Look! Disembodied African hands! This must be a good paper on water! (Source) |
The Copenhagen
Consensus, an environmental think tank, just released the 2012 Water and
Sanitation Challenge
Paper, a paper on sanitation and water solutions commissioned from Frank
Rijsberman, director of water, sanitation, and hygiene for the Gates Foundation, and Alix Peterson
Zwane, a senior program officer. The Copenhagen Consensus’s tagline is “solving
the world’s challenges,” and they say they are one of the “best environmental
think tanks in the world.” Since the 2008 document focused on water, the
authors decided to focus on sanitation this time. I was excited, by weary.
The paper starts out with this:
we’ve already met the Millennium
Development Goal on water, to halve the proportion of the population
without sustainable access to safe water, but we’re going to completely miss
the goal of halving the proportion of the population without basic sanitation.
Some 2.5 billion people don’t have access to basic sanitation—this,
incidentally, is a number that’s been quoted a lot, but I haven’t entirely
figured out where it came from or how it came to be. But I’m certainly the last
person to contest how important sanitation is. Slate
did a good summary of the paper too, that you might want to check out if you
don’t want to go through the whole thing.
But while the paper made a few good
points (the economic importance of sanitation, the need to “reinvent” the
toilet, the need to make sanitation an “aspirational” product), it replicated a
lot of the problematic wording that’s pretty common in public health
discussions.
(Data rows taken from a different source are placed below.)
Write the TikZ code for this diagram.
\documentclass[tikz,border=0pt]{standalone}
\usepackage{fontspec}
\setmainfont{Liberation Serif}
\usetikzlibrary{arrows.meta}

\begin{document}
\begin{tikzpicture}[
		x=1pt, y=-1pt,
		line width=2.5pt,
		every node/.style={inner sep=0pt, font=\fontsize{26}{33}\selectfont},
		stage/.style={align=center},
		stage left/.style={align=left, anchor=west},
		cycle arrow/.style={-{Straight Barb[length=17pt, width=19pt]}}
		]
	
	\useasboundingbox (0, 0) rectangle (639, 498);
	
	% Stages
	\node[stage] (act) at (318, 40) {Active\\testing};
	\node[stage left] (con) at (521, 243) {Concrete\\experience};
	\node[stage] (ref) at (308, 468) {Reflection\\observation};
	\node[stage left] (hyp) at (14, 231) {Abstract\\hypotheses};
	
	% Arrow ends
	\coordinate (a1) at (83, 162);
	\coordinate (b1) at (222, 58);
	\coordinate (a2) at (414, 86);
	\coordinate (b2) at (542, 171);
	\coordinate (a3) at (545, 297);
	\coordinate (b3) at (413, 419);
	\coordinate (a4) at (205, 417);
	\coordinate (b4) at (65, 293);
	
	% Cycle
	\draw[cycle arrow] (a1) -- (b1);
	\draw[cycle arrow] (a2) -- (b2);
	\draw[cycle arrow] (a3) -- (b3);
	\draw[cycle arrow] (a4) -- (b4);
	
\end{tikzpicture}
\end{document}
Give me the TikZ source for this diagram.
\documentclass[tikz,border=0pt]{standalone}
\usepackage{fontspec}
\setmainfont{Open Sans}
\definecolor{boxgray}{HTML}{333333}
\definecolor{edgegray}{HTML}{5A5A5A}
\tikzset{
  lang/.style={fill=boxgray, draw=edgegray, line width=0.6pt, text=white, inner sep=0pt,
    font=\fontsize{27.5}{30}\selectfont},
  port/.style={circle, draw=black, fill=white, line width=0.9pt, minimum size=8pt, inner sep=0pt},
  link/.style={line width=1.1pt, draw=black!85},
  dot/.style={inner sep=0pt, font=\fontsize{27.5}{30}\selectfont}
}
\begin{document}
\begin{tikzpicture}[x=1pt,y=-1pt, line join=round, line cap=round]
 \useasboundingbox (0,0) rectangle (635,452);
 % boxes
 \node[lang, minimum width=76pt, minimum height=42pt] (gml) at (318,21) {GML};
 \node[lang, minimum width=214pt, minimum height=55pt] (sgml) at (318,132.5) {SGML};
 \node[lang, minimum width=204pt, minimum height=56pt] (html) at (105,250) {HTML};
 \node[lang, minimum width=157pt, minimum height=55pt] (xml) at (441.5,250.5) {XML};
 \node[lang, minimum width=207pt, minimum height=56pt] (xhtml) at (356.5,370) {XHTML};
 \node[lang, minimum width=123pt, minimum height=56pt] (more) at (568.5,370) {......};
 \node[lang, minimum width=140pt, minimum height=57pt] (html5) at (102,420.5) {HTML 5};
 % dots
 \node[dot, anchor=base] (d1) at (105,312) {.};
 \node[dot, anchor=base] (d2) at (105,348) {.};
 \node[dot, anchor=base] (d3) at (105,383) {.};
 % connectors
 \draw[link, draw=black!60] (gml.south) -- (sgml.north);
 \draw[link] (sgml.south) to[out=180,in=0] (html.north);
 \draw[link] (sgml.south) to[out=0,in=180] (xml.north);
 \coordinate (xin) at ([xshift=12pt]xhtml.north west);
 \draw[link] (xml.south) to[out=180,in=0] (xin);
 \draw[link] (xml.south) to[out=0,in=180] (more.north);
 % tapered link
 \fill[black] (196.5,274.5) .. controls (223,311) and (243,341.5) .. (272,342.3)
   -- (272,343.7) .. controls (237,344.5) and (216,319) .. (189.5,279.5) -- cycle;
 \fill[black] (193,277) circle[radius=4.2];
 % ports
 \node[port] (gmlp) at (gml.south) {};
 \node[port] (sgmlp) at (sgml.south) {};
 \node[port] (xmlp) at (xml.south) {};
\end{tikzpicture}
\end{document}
See if you can spot my problem:
Behavioral biases? Let’s blame the
people and their “behavior.” Not the systems, or bad technology, or latrines
that require you to haul water to flush it, or really disgusting-looking
toilets that people don’t want to use. Oddly enough, such language sounds a lot
like some of the British discourses. Quote from the paper I just wrote on 19th
sanitation in Delhi :
When systems failed, technology was
not blamed: it was the lack of funds (citation), it was the
‘backwardness’ of the natives, it was the ‘recalcitrance of social ideas’ (citation)
and the fault of bickering politicians who got in the way of the march of ‘technology’…
And yet, technology cannot be divorced from the context from which it is born
nor the context into which it is meant to be installed: ‘it is not sufficient
to blame economists or politicians, for science, too, has partly failed its
best intentions’ (citation).
This “blame
the people” assumption is implicit in the first intervention the paper
advocates, that of Community-Led
Total Sanitation (CLTS), an approach that is becoming pretty widespread,
being funded and used by WaterAid, UNICEF, Plan, Gates, and a whole bunch of
others. The idea is that a facilitator goes into a village and “triggers”
disgust at their open defecation practices through a variety of methods, like calculating
how much feces gets deposited each day, mapping where it goes, putting human
feces found in a field next to some food and daring people to eat it, putting
some hair in some feces then in water and daring people to drink it, giving
children whistles to blow at people they catch openly defecating, and many more.
Then, after everyone realizes how disgusting they are, they pressure each other
into building toilets. (I’ll write more on this later, since it’s one of my
favorite topics to rant about.)
It’s not that they’re poor or the
government has failed to provide basic systems. The natives just have bad
hygiene, right? They’re just dirty or ignorant and don’t realize how disgusting
they are. Vijay Prashad writes (talking about British attitudes in Delhi ), “From the
standpoint of the colonial officials from the 1860s, it was easier to bemoan
the native’s putative lack of hygiene than to produce systems of sanitation to
remedy the lack of amenities” (citation).
Incidentally, one of the most important parts of CLTS, as originally conceived
by its founder? Don’t give people subsidies. It’s their responsibility to build
latrines, they just need to have their backwards ideas fixed.
Remember the old trope about repeating
history? Wouldn’t it be nice if we could stop cycling back? Development is
never going to lose its colonialism-in-a-new-hat attitudes if we don’t examine
more closely the words we use and the assumptions behind them.
What are your thoughts? Are there
other ways we can talk about “behavioral change” without setting up the same
old hierarchy? Where should sanitation programs be targeted?